• [Data segment]:
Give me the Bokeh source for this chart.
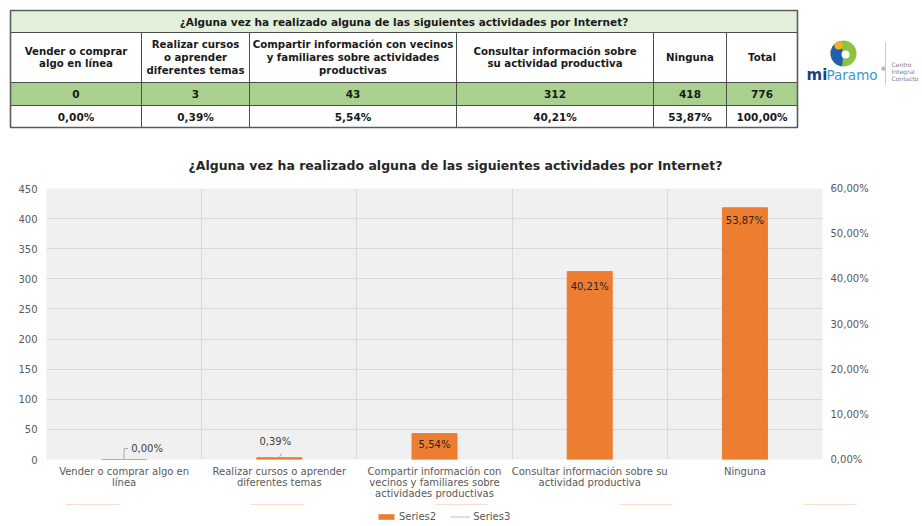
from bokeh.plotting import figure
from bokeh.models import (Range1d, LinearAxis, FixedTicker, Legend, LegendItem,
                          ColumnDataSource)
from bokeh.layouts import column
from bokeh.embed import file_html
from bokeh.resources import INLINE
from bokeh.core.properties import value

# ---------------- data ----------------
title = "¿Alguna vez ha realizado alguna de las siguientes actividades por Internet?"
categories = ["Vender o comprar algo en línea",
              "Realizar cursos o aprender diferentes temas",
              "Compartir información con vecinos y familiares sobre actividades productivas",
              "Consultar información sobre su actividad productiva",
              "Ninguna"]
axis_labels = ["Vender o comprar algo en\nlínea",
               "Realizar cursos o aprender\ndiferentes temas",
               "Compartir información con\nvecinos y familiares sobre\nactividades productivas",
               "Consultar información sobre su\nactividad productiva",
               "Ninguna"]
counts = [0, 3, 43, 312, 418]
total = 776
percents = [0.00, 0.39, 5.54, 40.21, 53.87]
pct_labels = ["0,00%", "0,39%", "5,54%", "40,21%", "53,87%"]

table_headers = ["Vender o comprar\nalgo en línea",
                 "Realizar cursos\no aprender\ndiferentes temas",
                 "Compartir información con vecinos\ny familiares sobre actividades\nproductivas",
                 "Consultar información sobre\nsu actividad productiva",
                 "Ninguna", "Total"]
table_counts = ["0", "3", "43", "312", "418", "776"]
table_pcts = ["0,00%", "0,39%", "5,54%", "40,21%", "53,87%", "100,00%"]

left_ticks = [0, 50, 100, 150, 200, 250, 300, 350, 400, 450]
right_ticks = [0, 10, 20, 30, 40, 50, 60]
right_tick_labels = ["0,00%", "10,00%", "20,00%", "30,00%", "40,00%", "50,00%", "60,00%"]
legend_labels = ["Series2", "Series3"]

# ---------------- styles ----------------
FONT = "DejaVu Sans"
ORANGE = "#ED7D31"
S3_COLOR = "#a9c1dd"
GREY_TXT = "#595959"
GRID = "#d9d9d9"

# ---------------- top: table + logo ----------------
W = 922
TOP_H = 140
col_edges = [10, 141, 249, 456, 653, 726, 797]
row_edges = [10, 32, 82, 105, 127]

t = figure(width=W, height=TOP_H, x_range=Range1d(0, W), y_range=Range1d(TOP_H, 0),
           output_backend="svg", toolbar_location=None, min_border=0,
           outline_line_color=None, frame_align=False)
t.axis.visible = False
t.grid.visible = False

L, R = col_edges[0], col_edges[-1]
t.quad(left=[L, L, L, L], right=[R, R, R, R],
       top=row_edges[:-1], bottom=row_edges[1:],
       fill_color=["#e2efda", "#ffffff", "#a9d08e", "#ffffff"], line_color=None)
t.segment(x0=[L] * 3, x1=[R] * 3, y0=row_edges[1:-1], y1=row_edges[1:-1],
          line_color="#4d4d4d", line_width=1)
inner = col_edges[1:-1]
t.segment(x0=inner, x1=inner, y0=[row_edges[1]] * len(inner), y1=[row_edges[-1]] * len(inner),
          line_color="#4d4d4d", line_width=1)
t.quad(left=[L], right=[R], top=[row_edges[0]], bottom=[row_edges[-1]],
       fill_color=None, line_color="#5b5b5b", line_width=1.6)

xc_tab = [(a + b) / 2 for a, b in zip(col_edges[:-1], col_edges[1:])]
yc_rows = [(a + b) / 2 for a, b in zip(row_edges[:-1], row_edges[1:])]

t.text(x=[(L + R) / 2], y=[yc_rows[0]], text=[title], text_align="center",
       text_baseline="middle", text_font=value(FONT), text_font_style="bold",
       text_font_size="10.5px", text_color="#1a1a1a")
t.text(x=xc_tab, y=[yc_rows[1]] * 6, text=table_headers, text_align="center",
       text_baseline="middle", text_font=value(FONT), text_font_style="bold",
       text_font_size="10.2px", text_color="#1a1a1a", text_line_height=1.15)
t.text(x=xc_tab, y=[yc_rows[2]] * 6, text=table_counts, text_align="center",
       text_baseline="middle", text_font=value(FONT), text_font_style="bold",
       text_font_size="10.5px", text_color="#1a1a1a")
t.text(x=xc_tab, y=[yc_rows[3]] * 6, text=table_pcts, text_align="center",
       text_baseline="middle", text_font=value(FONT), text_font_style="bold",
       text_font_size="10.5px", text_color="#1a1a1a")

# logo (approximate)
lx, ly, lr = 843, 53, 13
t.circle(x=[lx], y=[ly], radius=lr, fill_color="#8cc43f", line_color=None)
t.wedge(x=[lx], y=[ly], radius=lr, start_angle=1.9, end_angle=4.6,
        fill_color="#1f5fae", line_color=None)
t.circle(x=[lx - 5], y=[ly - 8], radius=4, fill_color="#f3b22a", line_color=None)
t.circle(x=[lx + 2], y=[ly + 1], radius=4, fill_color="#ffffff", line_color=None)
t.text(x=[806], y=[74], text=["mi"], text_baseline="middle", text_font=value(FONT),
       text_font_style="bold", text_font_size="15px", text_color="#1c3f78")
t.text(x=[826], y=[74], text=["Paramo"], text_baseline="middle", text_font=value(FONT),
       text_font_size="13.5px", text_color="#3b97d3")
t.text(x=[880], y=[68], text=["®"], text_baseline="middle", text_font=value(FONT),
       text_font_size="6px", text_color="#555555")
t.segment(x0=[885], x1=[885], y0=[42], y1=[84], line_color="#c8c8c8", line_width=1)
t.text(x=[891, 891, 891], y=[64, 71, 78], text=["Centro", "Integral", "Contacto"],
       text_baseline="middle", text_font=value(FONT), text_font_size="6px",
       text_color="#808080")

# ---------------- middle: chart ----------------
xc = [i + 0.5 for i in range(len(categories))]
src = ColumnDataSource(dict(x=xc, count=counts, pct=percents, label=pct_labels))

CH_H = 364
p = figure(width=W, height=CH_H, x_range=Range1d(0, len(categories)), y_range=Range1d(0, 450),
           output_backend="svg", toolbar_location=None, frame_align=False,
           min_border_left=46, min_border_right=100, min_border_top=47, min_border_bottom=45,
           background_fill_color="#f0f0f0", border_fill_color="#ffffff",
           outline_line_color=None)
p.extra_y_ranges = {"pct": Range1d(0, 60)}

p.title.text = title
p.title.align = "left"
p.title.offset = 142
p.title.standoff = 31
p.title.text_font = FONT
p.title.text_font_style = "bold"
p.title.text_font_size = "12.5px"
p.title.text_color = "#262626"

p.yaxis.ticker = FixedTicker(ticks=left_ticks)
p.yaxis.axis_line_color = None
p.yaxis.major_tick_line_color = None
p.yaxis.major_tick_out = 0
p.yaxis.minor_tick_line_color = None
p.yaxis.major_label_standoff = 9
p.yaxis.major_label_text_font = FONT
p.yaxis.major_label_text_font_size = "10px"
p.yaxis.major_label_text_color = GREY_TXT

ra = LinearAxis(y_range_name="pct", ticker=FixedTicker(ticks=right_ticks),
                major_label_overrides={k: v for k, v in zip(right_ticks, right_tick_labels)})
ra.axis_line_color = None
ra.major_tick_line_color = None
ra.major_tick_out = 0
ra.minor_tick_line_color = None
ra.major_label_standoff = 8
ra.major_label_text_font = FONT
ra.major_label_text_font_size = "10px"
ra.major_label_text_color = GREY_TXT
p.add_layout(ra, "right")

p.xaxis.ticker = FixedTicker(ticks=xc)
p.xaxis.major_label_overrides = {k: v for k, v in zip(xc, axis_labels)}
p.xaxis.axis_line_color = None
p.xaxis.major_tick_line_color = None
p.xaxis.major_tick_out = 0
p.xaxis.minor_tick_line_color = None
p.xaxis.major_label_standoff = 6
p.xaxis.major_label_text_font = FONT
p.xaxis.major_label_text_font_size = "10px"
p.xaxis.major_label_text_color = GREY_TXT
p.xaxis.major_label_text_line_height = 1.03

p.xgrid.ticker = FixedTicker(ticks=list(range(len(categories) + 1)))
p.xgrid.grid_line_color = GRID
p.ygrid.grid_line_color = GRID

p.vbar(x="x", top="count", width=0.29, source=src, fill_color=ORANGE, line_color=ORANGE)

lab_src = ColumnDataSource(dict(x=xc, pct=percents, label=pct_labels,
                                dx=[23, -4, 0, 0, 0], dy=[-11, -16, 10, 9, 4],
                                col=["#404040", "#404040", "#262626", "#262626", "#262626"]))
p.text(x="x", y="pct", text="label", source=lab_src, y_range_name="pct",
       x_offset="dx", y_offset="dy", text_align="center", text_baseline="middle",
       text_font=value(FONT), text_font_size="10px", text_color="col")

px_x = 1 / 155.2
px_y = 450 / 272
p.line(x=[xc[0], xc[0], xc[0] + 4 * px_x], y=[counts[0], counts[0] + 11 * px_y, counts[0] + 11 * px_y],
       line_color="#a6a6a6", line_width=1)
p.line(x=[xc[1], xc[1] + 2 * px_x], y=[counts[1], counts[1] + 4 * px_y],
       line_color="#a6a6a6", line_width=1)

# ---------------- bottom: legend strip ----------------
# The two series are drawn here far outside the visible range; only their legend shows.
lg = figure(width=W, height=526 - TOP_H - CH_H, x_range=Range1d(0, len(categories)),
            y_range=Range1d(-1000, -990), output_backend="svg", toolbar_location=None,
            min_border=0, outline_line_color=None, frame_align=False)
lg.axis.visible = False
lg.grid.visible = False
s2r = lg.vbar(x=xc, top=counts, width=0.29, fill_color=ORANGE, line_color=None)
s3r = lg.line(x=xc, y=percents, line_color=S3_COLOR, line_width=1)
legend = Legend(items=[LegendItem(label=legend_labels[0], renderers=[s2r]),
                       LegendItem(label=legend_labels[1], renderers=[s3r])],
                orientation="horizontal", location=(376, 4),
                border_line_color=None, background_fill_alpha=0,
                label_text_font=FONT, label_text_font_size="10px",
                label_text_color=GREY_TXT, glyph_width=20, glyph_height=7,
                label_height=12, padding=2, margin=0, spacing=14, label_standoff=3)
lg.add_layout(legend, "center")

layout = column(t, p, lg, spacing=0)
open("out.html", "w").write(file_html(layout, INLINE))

• [Task goal]: Leave out any pictures, please, and quote only the lines from the top of the data through the line that contains "from bokeh.core.properties import value".

• [Output for this exercise]:
Give me the Bokeh source for this chart.
from bokeh.plotting import figure
from bokeh.models import (Range1d, LinearAxis, FixedTicker, Legend, LegendItem,
                          ColumnDataSource)
from bokeh.layouts import column
from bokeh.embed import file_html
from bokeh.resources import INLINE
from bokeh.core.properties import value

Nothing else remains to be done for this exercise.